Dans cet avis, le JDP reconnaît la plainte des associations comme partiellement fondée. Selon lui, "d’une part, la publicité en cause indique, au titre de la « Compétitivité », que « Grâce au nucléaire, le kWh en France est en moyenne 40% moins cher que dans les autres pays européens ». Ni la page litigieuse, ni les documents auxquels elle donne accès, ni les observations présentées par EDF ne permettent de comprendre l’origine de ce chiffre, le périmètre des « pays européens » pris en compte, et la méthodologie de calcul utilisée. Au surplus, le Jury n’est pas parvenu à identifier une source publiquement accessible faisant état d’un tel écart de prix au bénéfice du consommateur français. A titre d’exemple, la publication du ministère de la transition écologique de juin 2021 intitulée « Prix de l’électricité en France et dans l’Union européenne en 2020 » indique que « Le prix en France reste de 13 % inférieur à la moyenne de l’Union européenne, mais cet écart, qui était de 32 % en 2008, se réduit à nouveau ». Eu égard aux éléments dont il dispose, le Jury ne peut considérer l’allégation litigieuse comme justifiée. D’autre part, l’allégation « Respect du climat : L’électricité produite à partir du nucléaire n’émet pas de CO2 » laisse entendre au consommateur que la production d’énergie nucléaire n’impliquerait aucune émission de dioxyde de carbone, y compris en tenant compte de l’ensemble du cycle de vie. Or comme l’a relevé le Jury dans son avis 373/15, il ne peut être prétendu que la totalité de l’électricité produite par les centrales nucléaires n’implique aucune émission de ce gaz. Il ressort ainsi du document « Le nucléaire d’EDF en France, c’est quoi ? » auquel renvoie la page du site internet en cause que le nucléaire produirait en émissions directes environ 12 g de CO2 / kWh, soit autant que les énergies renouvelables, « hors analyse du cycle de vie des moyens de production et des combustibles fossiles ». La formule litigieuse est donc de nature à induire en erreur le public sur la réalité des émissions de CO2 liées à l’énergie nucléaire".

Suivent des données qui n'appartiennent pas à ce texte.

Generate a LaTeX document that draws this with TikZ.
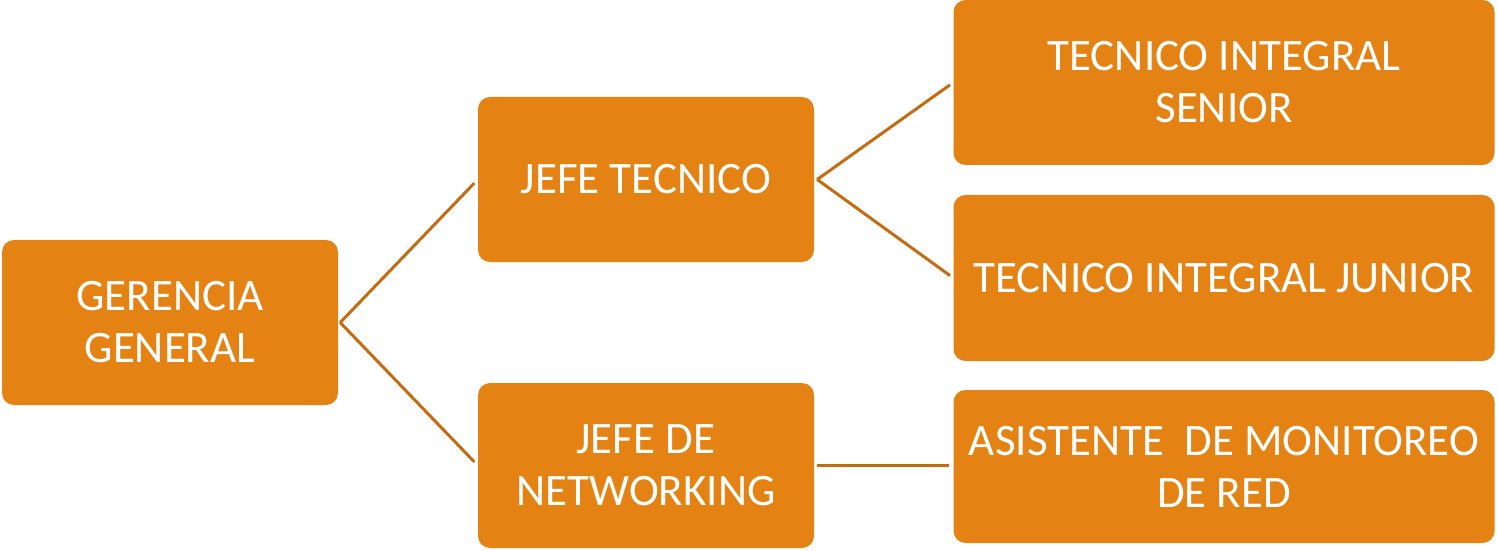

[1] - Disponibilité ? Pourtant, le réseau électrique est actuellement en tension, la crise sanitaire ayant bousculé le calendrier d’arrêt pour maintenance des réacteurs
▸ Compétitivité, alors que l’AIE [https://www.iea.org/reports/renewables-2020] reconnaît que les énergies renouvelables sont maintenant l’option la moins chère dans la quasi-totalité du monde ?
▸ Prétendre que le nucléaire n’émettrait « pas de CO2 » relève de la pensée magique et revient à occulter les émissions liées à l’extraction de l’uranium. EDF le sait et a d’ailleurs été condamnée pour cela !

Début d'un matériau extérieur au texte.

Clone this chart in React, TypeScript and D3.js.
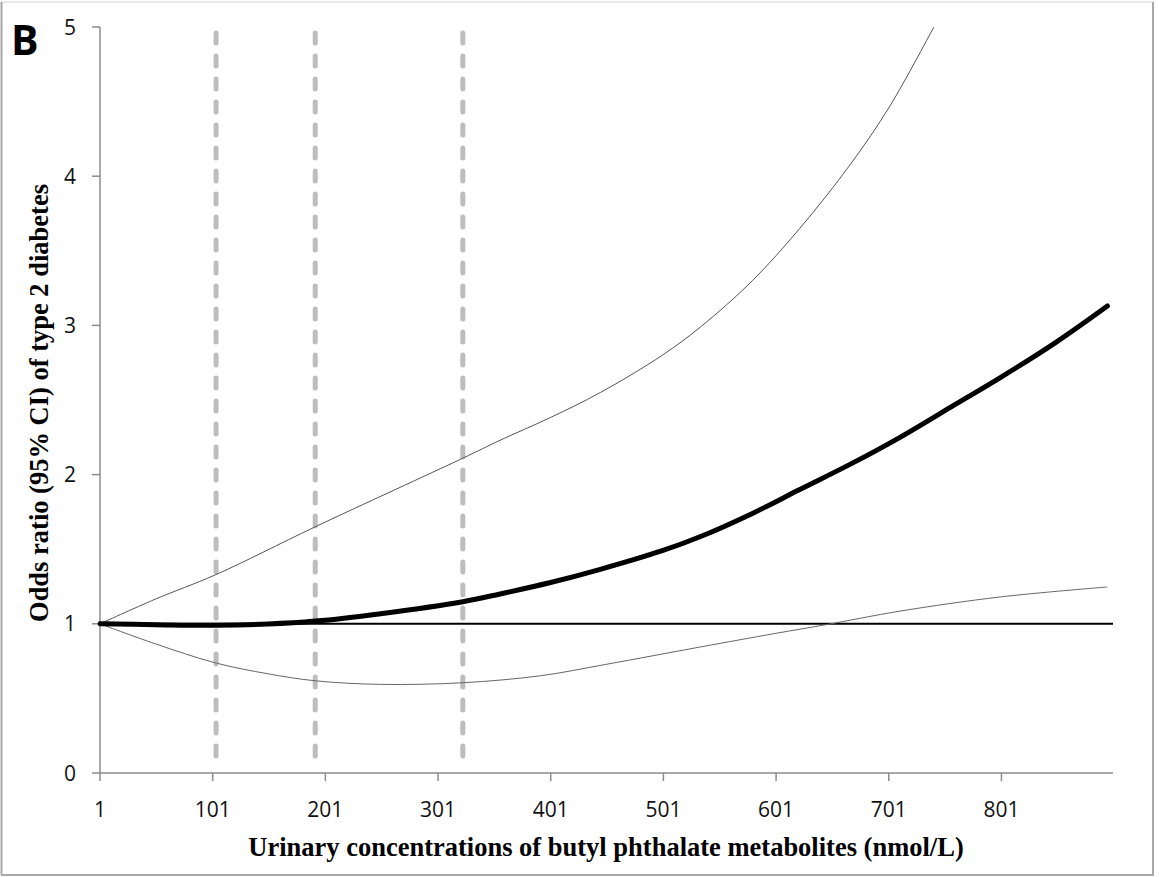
import React from "react";
import * as d3 from "d3";

// ---- data ----
const xTickValues = [1, 101, 201, 301, 401, 501, 601, 701, 801];
const yTickValues = [0, 1, 2, 3, 4, 5];
const cutoffs = [104, 192, 323];

const mainX = [1, 50, 104, 150, 192, 250, 323, 356, 400, 445, 500, 534, 580, 622, 667, 711, 760, 800, 850, 895];
const mainOR = [1.0, 0.994, 0.99, 0.998, 1.018, 1.068, 1.148, 1.2, 1.275, 1.365, 1.49, 1.585, 1.74, 1.9, 2.07, 2.25, 2.47, 2.65, 2.89, 3.13];

const upperX = [1, 50, 104, 192, 323, 356, 400, 445, 500, 534, 580, 622, 667, 702, 741];
const upperOR = [1.0, 1.165, 1.33, 1.65, 2.11, 2.23, 2.38, 2.55, 2.8, 2.99, 3.3, 3.65, 4.08, 4.47, 5.0];

const lowerX = [1, 50, 104, 150, 192, 250, 323, 392, 450, 534, 600, 646, 711, 800, 895];
const lowerOR = [1.0, 0.866, 0.737, 0.665, 0.618, 0.594, 0.605, 0.652, 0.728, 0.845, 0.935, 0.995, 1.085, 1.18, 1.247];

const refX = [1, 900];
const refOR = [1, 1];

const xTitle = "Urinary concentrations of butyl phthalate metabolites (nmol/L)";
const yTitle = "Odds ratio (95% CI) of type 2 diabetes";
const panelLabel = "B";

export default function App() {
  const W = 1159;
  const H = 877;
  const left = 100;
  const right = 1113;
  const top = 27;
  const bottom = 773;

  const x = d3.scaleLinear().domain([1, 900]).range([left, right]);
  const y = d3.scaleLinear().domain([0, 5]).range([bottom, top]);

  const mk = (xs: number[], ys: number[]) =>
    d3
      .line<number>()
      .x((_, i) => x(xs[i]))
      .y((d) => y(d))
      .curve(d3.curveCatmullRom.alpha(0.5))(ys) || "";

  const axisColor = "#8c8c8c";
  const tickFont = "'Open Sans', 'Noto Sans', sans-serif";
  const serif = "'Liberation Serif', 'DejaVu Serif', serif";

  return (
    <svg
      width={W}
      height={H}
      viewBox={`0 0 ${W} ${H}`}
      style={{ position: "absolute", left: 0, top: 0, background: "#fff" }}
    >
      <rect x={0} y={0} width={W} height={H} fill="#fff" />
      {/* frame */}
      <line x1={1} y1={2} x2={1153} y2={2} stroke="#e2e2e2" strokeWidth={1.5} />
      <line x1={1.5} y1={2} x2={1.5} y2={875} stroke="#a8a8a8" strokeWidth={2} />
      <line x1={1} y1={875} x2={1154} y2={875} stroke="#a8a8a8" strokeWidth={2} />
      <line x1={1153} y1={2} x2={1153} y2={875} stroke="#a8a8a8" strokeWidth={2} />

      {/* axes */}
      <line x1={left} y1={top} x2={left} y2={bottom} stroke={axisColor} strokeWidth={1.5} />
      <line x1={left} y1={bottom} x2={right} y2={bottom} stroke={axisColor} strokeWidth={1.5} />
      {yTickValues.map((v) => (
        <g key={"yt" + v}>
          <line x1={left - 8} x2={left} y1={y(v)} y2={y(v)} stroke={axisColor} strokeWidth={1.5} />
          <text
            x={76}
            y={y(v)}
            dy="0.36em"
            textAnchor="end"
            fontFamily={tickFont}
            fontSize={21}
            fill="#111"
          >
            {v}
          </text>
        </g>
      ))}
      {xTickValues.map((v) => (
        <g key={"xt" + v}>
          <line x1={x(v)} x2={x(v)} y1={bottom} y2={bottom + 8} stroke={axisColor} strokeWidth={1.5} />
          <text
            x={x(v)}
            y={817}
            textAnchor="middle"
            fontFamily={tickFont}
            fontSize={21}
            fill="#111"
          >
            {v}
          </text>
        </g>
      ))}

      {/* cutoff dashed lines */}
      {cutoffs.map((c) => (
        <line
          key={"c" + c}
          x1={x(c)}
          x2={x(c)}
          y1={33}
          y2={762}
          stroke="#bdbdbd"
          strokeWidth={5}
          strokeDasharray="10 13"
          strokeLinecap="round"
        />
      ))}

      <clipPath id="plotclip">
        <rect x={left} y={top - 1} width={right - left + 10} height={bottom - top + 1} />
      </clipPath>
      <g clipPath="url(#plotclip)">
        <path d={mk(refX, refOR)} fill="none" stroke="#000" strokeWidth={2} />
        <path d={mk(upperX, upperOR)} fill="none" stroke="#555" strokeWidth={1} />
        <path d={mk(lowerX, lowerOR)} fill="none" stroke="#666" strokeWidth={1} />
      </g>
      <path d={mk(mainX, mainOR)} fill="none" stroke="#000" strokeWidth={5} strokeLinecap="round" />

      {/* titles */}
      <text
        x={606}
        y={856}
        textAnchor="middle"
        fontFamily={serif}
        fontWeight="bold"
        fontSize={26.5}
        fill="#000"
      >
        {xTitle}
      </text>
      <text
        transform={`translate(48, 403) rotate(-90)`}
        textAnchor="middle"
        fontFamily={serif}
        fontWeight="bold"
        fontSize={26.5}
        fill="#000"
      >
        {yTitle}
      </text>
      <text
        x={11}
        y={55}
        fontFamily="'Open Sans', 'Noto Sans', sans-serif"
        fontWeight="bold"
        fontSize={41}
        fill="#000"
      >
        {panelLabel}
      </text>
    </svg>
  );
}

▸ Les contrôles dans les installations nucléaires n’empêchent pas des violations régulières des règles de sûreté ; et comment une industrie peut-elle être considérée comme sûre alors que l’Autorité de sûreté prépare des plans pour le « post-accidentel » ?
▸ Surtout, comment la France peut-elle jouir d’une indépendance énergétique grâce au nucléaire alors que sa dernière mine a fermé en 2001 et que tout le minerai est importé (Niger, Kazakhstan…) ? N’y a-t-il pas là un raisonnement néocolonialiste ?

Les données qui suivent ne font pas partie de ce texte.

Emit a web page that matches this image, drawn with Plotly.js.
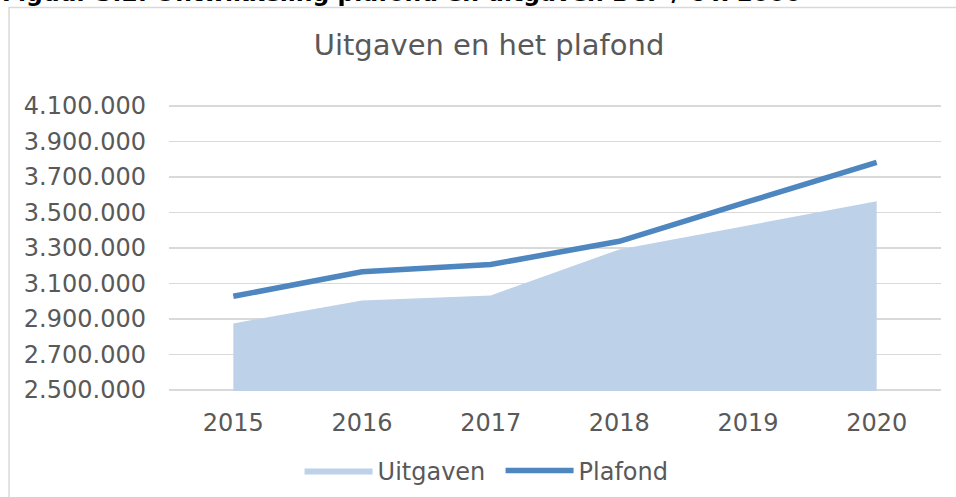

[2] Compte-rendu d’audience :
Après que les associations aient rappelé les règles déontologiques publicitaires qu’elles estimaient violées, l’avocat d’EDF, Me Potot, a pris la parole. D’après EDF, cette page Internet ne constitue pas une publicité, mais une communication institutionnelle. Il s’agit du point de vue d’EDF sur ses activités pour les internautes qui souhaitent le lire. Chaque élément de la page a une réponse circonstanciée sur le site. Donc aucun des griefs évoqués n’est fondé.
Une des membres du JDP a demandé à l’avocat d’EDF si, selon son raisonnement, cela signifiait donc que ce qui était dit par EDF sur son site Internet ne serait pas soumis aux règles déontologiques. Me Potot a répondu que les règles déontologiques publicitaires n’étaient pas les seules règles à appliquer et qu’il y avait notamment les règles de propriété intellectuelle. Roseline Desjuzeur d’EDF a ajouté que l’on ne pouvait pas analyser toutes les pages de leur site Internet uniquement sous l’angle des règles déontologiques. Enfin, le président du JDP a demandé aux associations si leur plainte visait bien uniquement la page Internet "Nucléaire : une énergie nécessaire". Ce qui était le cas.